Dass sich solche Konflikte nicht auf Entwicklungs- und Schwellenländer beschränken, zeigt das Beispiel Kanada. Obwohl in dem Land zahlreiche indigene Völker leben, hat die Regierung bis heute nicht die ILO-Konvention 169 ratifiziert. Im Norden des Landes, in der Provinz Alberta, wehren sich die Lubicon Cree-Indigenen seit Jahrzehnten gegen die Zerstörung ihrer Lebensgrundlage durch den Ausbau der Öl- und Gasindustrie. Die wirtschaftliche Erschließung ihres Landes hatte für die Lubicon katastrophale Folgen. "Wir hatten niemals etwas Besonderes, aber wir waren auch niemals hungrig. Dann fanden sie plötzlich Öl und wir standen im Weg", erinnert sich Lubicon-Chief Bernard Ominayak. Heute leiden die Lubicon unter tiefgreifenden gesundheitlichen und gesellschaftlichen Problemen, und trotz internationaler Proteste und Empfehlungen an die kanadische Regierung über eine Einigung in diesem Landkonflikt verschlechtert sich ihre Situation weiter.
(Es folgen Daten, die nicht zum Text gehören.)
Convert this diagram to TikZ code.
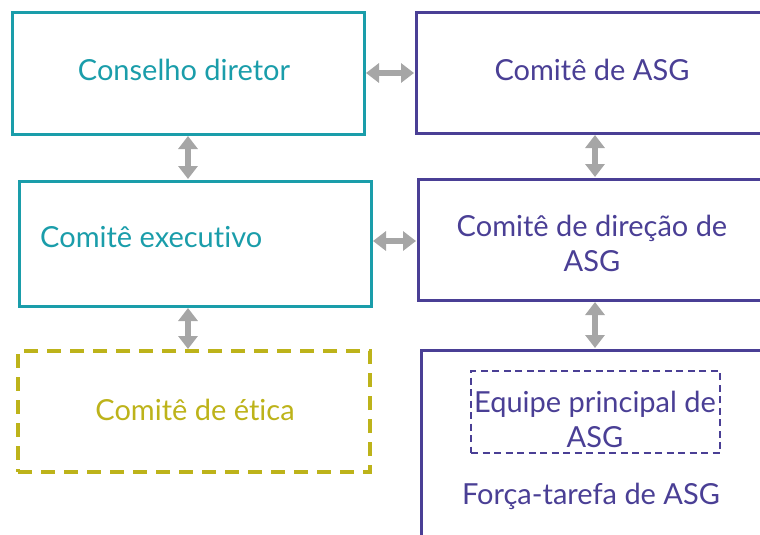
\documentclass[tikz,border=0pt]{standalone}
\usepackage{fontspec}
\setmainfont{Lato}[Ligatures=NoCommon]
\usetikzlibrary{arrows.meta,calc}
\definecolor{tealc}{HTML}{1A9DAA}
\definecolor{purc}{HTML}{4A3F95}
\definecolor{olivec}{HTML}{BDB31A}
\definecolor{grayc}{HTML}{A6A6A6}
\tikzset{
  box/.style={draw, rectangle, line width=3pt, inner sep=0pt, outer sep=0pt},
  tealbox/.style={box, draw=tealc},
  purbox/.style={box, draw=purc},
  olivebox/.style={box, draw=olivec, line width=3.5pt, dash pattern=on 14pt off 9pt},
  innerbox/.style={box, draw=purc, line width=1.6pt, dash pattern=on 7pt off 4.5pt},
  lbl/.style={font=\fontsize{29}{35}\selectfont, align=center, inner sep=0pt},
  dbl/.style={draw=grayc, line width=6pt, {Triangle[length=13pt,width=19pt]}-{Triangle[length=13pt,width=19pt]}, shorten >=2pt, shorten <=2pt}
}
\begin{document}
\begin{tikzpicture}[x=1pt,y=-1pt]
\useasboundingbox (0,0) rectangle (760,535);
\clip (0,0) rectangle (760,535);
% boxes
\node[tealbox, minimum width=352pt, minimum height=121pt] (cd) at (188,73.5) {};
\node[purbox, minimum width=354pt, minimum height=120pt] (asg) at (593,73) {};
\node[tealbox, minimum width=352pt, minimum height=125pt] (ce) at (195,243.5) {};
\node[purbox, minimum width=352pt, minimum height=121pt] (cda) at (594,239.5) {};
\node[olivebox, minimum width=352pt, minimum height=121pt] (ca) at (194,411.5) {};
\node[purbox, minimum width=350pt, minimum height=210pt] (ft) at (596,455) {};
\node[innerbox, minimum width=249pt, minimum height=82pt] (ep) at (595.5,412) {};
% labels
\node[lbl, text=tealc] (tcd) at (184,70) {Conselho diretor};
\node[lbl, text=purc] (tasg) at (592,70) {Comitê de ASG};
\node[lbl, text=tealc, anchor=west] (tce) at (40,237) {Comitê executivo};
\node[lbl, text=purc] (tcda) at (592,243) {Comitê de direção de\\ASG};
\node[lbl, text=olivec] (tca) at (195,410) {Comitê de ética};
\node[lbl, text=purc] (tep) at (595,419) {Equipe principal de\\ASG};
\node[lbl, text=purc] (tft) at (591,496) {Força-tarefa de ASG};
% connectors
\draw[dbl] (cd.east |- 0,73) -- (asg.west |- 0,73);
\draw[dbl] (cd.south) -- (cd.south |- ce.north);
\draw[dbl] (ce.east |- 0,241) -- (cda.west |- 0,241);
\draw[dbl] (asg.south -| 595,0) -- (cda.north -| 595,0);
\draw[dbl] (ce.south -| cd.south) -- (ca.north -| cd.south);
\draw[dbl] (cda.south -| 595,0) -- (ft.north -| 595,0);
\end{tikzpicture}
\end{document}
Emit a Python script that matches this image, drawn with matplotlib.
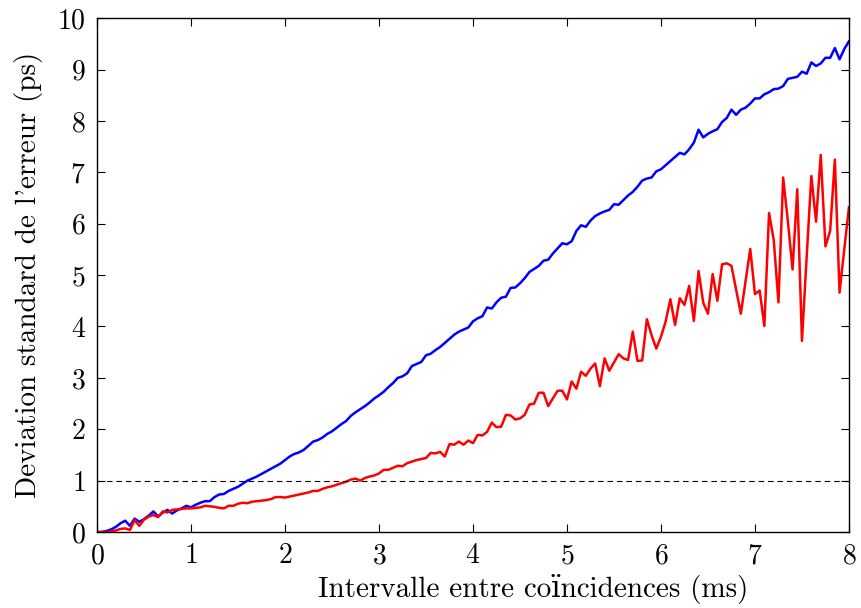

Das Beispiel Kanada zeigt, dass die wirtschaftliche Entwicklung eines Landes nicht zwangsläufig zu einer stärkeren Beachtung der Menschenrechte und der Rechte der indigenen Bevölkerung führt. Daher ist es so wichtig, dass die Sarayaku in Ecuador ihren Fall bis vor den Interamerikanischen Gerichtshof für Menschenrechte gebracht haben. Das positive Urteil des Gerichtshofs ist für alle Länder bedeutend, die die ILO-Deklaration 169 ratifiziert haben. Zudem führt das Urteil zu einer Stärkung des Rechts der indigenen Völker auf Konsultation insgesamt und sollte auch von den Ländern beachtet werden, die die Konvention nicht ratifiziert haben.

Neben Kanada und den USA sind hier vor allem Länder außerhalb des amerikanischen Doppelkontinents zu nennen. In Asien etwa wurde die ILO-Konvention 169 bisher nur von Nepal ratifiziert. Indigene Bevölkerungsgruppen in Ländern wie Indien oder Bangladesch, die sich ebenfalls gegen die Missachtung ihrer Rechte bei Bergbauprojekten zur Wehr setzen, haben noch einen deutlich längeren Weg vor sich als die Sarayaku und ihre Mitstreiter in Lateinamerika.

Die Autorin ist Amerika-Expertin der deutschen Sektion von Amnesty ­International.